待片刻后,他全全放弃挣扎,求救似的朝叶嫤望来。
叶嫤凝他一会儿,便朝左侧一名暗卫示意。
暗卫忙点头,当即上前站定在姬宣的床榻,有意弯腰下去将姬宣扶起,却是两手还未接触到姬宣,竟见姬宣那只盖在被褥下的手突然迅速的伸出了被褥,一片雪白且又带着稍微苦涩的粉尘陡然朝他迎面扑来。
瞬时,暗卫一怔。
叶嫤与另一名暗卫也是一怔,却待眨眼之际,叶嫤正要屏息后退,不料姬宣竟还有后招,他另一只手快准狠的伸出被窝,几枚明晃晃的银针陡然从他之间飞出,竟像是长了眼睛一般,蓦地朝她与在旁两名暗卫袭来。
一切的一切,发生的过程不过三秒,速度极快。
叶嫤的手臂顿时被银针刺中,她下意识忘了闭气,刚一呼吸,那股苦涩的粉尘蓦地钻入了鼻腔,顷刻之际,双眼陡然迷离模糊,神智也即刻抽离,整个人甚至都来不及呼上一声,便全然朝地上倒去。
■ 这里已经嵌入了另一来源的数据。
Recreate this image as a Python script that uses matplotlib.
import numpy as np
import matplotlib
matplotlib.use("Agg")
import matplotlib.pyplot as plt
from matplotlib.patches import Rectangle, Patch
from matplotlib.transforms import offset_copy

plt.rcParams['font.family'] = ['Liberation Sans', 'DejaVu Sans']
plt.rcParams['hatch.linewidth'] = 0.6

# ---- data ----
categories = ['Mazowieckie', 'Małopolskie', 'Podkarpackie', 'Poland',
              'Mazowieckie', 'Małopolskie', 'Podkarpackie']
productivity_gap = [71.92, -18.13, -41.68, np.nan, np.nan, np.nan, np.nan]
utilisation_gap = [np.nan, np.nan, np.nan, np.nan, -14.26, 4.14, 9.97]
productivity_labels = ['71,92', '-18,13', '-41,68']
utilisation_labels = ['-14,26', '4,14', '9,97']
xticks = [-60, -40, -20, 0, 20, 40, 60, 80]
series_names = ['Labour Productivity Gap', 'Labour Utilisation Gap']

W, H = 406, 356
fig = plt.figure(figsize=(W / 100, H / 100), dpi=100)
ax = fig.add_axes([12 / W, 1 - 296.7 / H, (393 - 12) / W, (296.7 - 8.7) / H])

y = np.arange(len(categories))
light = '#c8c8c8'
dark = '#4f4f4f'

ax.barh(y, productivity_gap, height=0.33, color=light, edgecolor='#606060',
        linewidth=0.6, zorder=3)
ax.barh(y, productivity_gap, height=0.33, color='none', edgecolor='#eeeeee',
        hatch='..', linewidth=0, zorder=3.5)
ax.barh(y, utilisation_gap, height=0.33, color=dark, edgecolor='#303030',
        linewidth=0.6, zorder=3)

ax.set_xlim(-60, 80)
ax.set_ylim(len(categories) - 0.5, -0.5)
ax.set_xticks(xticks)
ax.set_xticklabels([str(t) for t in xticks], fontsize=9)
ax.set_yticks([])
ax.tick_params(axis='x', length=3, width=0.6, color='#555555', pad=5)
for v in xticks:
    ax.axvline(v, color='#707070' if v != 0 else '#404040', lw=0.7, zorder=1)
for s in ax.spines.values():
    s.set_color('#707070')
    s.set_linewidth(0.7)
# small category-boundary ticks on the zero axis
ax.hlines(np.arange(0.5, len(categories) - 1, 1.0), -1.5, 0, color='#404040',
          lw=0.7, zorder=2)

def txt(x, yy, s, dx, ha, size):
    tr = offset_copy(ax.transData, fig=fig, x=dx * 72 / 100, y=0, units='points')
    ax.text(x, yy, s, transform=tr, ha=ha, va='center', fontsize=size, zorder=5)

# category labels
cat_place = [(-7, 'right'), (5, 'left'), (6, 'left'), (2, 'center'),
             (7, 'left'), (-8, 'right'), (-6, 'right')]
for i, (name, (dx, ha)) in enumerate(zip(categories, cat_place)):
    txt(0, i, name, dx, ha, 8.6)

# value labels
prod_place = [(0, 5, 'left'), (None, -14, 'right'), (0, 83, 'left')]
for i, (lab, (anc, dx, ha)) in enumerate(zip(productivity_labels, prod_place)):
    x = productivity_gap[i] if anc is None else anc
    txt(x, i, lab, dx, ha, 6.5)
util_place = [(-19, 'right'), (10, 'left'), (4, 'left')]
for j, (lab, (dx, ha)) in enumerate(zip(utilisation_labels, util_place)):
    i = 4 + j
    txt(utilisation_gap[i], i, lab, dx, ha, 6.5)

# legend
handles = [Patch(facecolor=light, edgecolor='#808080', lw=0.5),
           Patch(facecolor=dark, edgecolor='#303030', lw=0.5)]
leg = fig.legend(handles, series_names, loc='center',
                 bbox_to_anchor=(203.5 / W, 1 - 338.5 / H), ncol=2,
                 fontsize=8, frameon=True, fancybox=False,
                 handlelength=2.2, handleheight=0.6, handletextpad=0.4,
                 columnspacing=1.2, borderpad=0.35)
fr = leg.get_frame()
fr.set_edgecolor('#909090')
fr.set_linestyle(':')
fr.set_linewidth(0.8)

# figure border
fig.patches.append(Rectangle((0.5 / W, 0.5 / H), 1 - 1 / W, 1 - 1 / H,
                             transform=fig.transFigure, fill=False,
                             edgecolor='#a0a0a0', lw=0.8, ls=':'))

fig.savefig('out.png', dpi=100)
刹那,黑暗盖过了她的神智,所有的一切,似是全然静止,无知无觉。
如此黑暗迷离的状态,持续了许久许久。
这段时间里,她甚至做了一个极其清晰刺骨的梦,那梦里,是平乐王一手揽着一个笑颜如花的女子,一手握着鲜血长流剑,凶神恶煞的凝她,似是全然不认识她一般。
她努力的朝他呼唤,努力的想让他认得他,奈何他一直都陌生而又凶狠的凝她,仿佛下一刻他手中那把长剑便要刺入她的身子。
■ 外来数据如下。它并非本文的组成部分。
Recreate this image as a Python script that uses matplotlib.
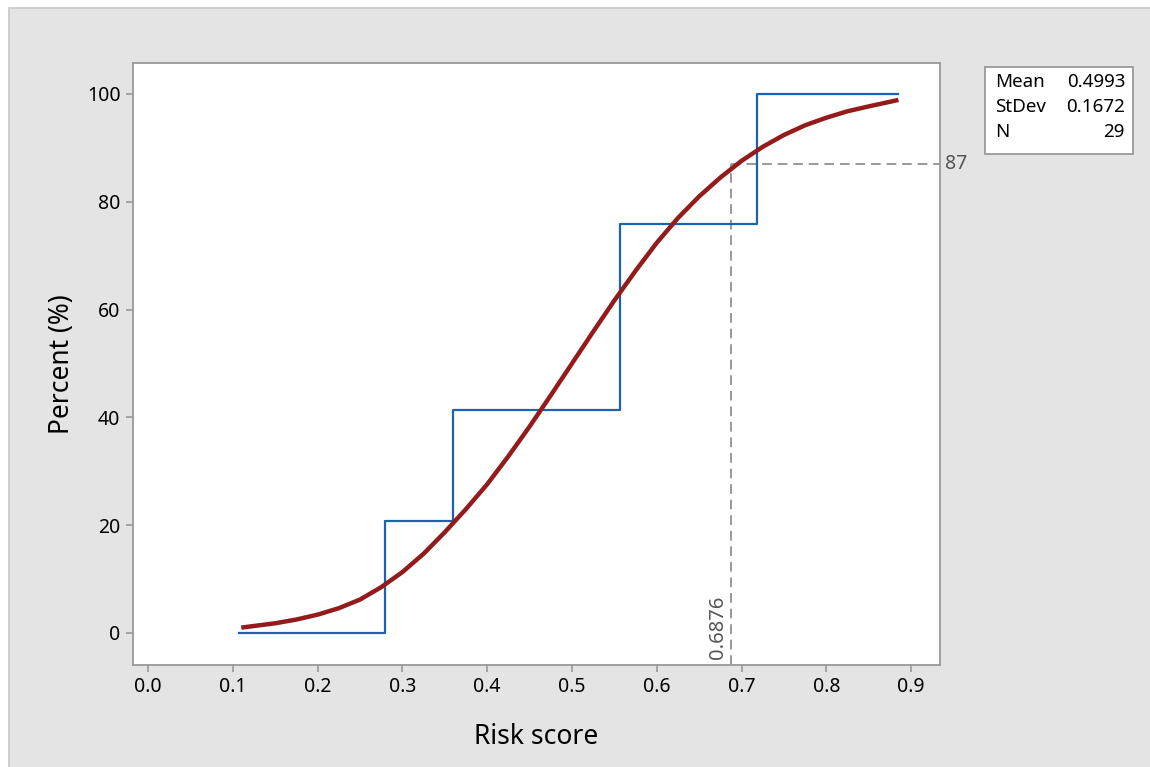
import matplotlib.pyplot as plt
from matplotlib.patches import Rectangle

plt.rcParams['font.family'] = ['Noto Sans', 'DejaVu Sans']

# empirical CDF steps (x, percent)
step_x = [0.107, 0.28, 0.36, 0.557, 0.718, 0.884]
step_y = [0.0, 20.7, 41.4, 75.9, 100.0, 100.0]

# fitted normal CDF
fit_x = [0.11, 0.125, 0.15, 0.175, 0.20, 0.225, 0.25, 0.275, 0.30, 0.325,
         0.35, 0.375, 0.40, 0.425, 0.45, 0.475, 0.50, 0.525, 0.55, 0.575,
         0.60, 0.625, 0.65, 0.675, 0.70, 0.725, 0.75, 0.775, 0.80, 0.825,
         0.85, 0.885]
fit_y = [1.0, 1.3, 1.8, 2.5, 3.4, 4.6, 6.2, 8.5, 11.3, 14.7,
         18.7, 23.0, 27.6, 32.8, 38.3, 44.1, 50.0, 55.9, 61.7, 67.2,
         72.4, 77.0, 81.0, 84.5, 87.6, 90.2, 92.4, 94.2, 95.6, 96.8,
         97.7, 98.9]

ref_x = 0.6876
ref_y = 87

stats_names = ["Mean", "StDev", "N"]
stats_vals = ["0.4993", "0.1672", "29"]

xticks = [0.0, 0.1, 0.2, 0.3, 0.4, 0.5, 0.6, 0.7, 0.8, 0.9]
yticks = [0, 20, 40, 60, 80, 100]

W, H = 1150, 767
fig = plt.figure(figsize=(11.5, 7.67), dpi=100, facecolor='white')

# grey panel behind everything
fig.patches.append(Rectangle((9 / W, -0.01), 1.02, (H - 8) / H + 0.01,
                             transform=fig.transFigure, facecolor='#e4e4e4',
                             edgecolor='#c8c8c8', linewidth=1.2, zorder=-10))

ax = fig.add_axes([133 / W, (H - 665) / H, (940 - 133) / W, (665 - 63) / H])
ax.set_facecolor('white')

ax.step(step_x, step_y, where='post', color='#1a62b3', lw=1.6, zorder=3)
ax.plot(fit_x, fit_y, color='#931b1b', lw=3.2, solid_capstyle='butt', zorder=4)

ax.set_xlim(-0.0177, 0.934)
ax.set_ylim(-5.94, 105.75)

ax.plot([ref_x, ref_x], [-5.94, ref_y], color='#999999', lw=1.4, ls=(0, (5, 3)), zorder=2)
ax.plot([ref_x, 0.934], [ref_y, ref_y], color='#999999', lw=1.4, ls=(0, (5, 3)), zorder=2)
ax.text(ref_x - 0.004, -4.8, f"{ref_x:.4f}", rotation=90, ha='right', va='bottom',
        fontsize=14.5, color='#555555')
ax.text(1.006, ref_y, str(ref_y), ha='left', va='center', fontsize=14,
        color='#555555', transform=ax.get_yaxis_transform(), clip_on=False)

ax.set_xticks(xticks)
ax.set_xticklabels([f"{v:.1f}" for v in xticks])
ax.set_yticks(yticks)
for s in ax.spines.values():
    s.set_color('#999999')
    s.set_linewidth(1.3)
ax.tick_params(direction='out', length=5, width=1.2, color='#999999',
               labelsize=14, labelcolor='black', pad=4)

ax.set_xlabel("Risk score", fontsize=19, labelpad=18)
ax.set_ylabel("Percent (%)", fontsize=19, labelpad=8)

# statistics box
fig.patches.append(Rectangle((985 / W, (H - 154) / H), (1133 - 985) / W, (154 - 67) / H,
                             transform=fig.transFigure, facecolor='white',
                             edgecolor='#999999', linewidth=1.3, zorder=1))
for i, (n, v) in enumerate(zip(stats_names, stats_vals)):
    yy = (H - (82 + i * 25)) / H
    fig.text(995 / W, yy, n, ha='left', va='center', fontsize=13.5)
    fig.text(1125 / W, yy, v, ha='right', va='center', fontsize=13.5)

fig.savefig('out.png', dpi=100)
她心痛如麻,绝望不堪,只是正要彻底放弃之际,突然,肩膀突然惊痛,她大抽一口气,猛的掀眼,瞬时,朦胧暗淡的光影洒入眼中,她依稀迷离的瞧见了头顶的一只夜明珠,则是正待怔愣之际,耳边随之而来传来了一道柔腻不堪的亲昵声,“娘娘醒了?”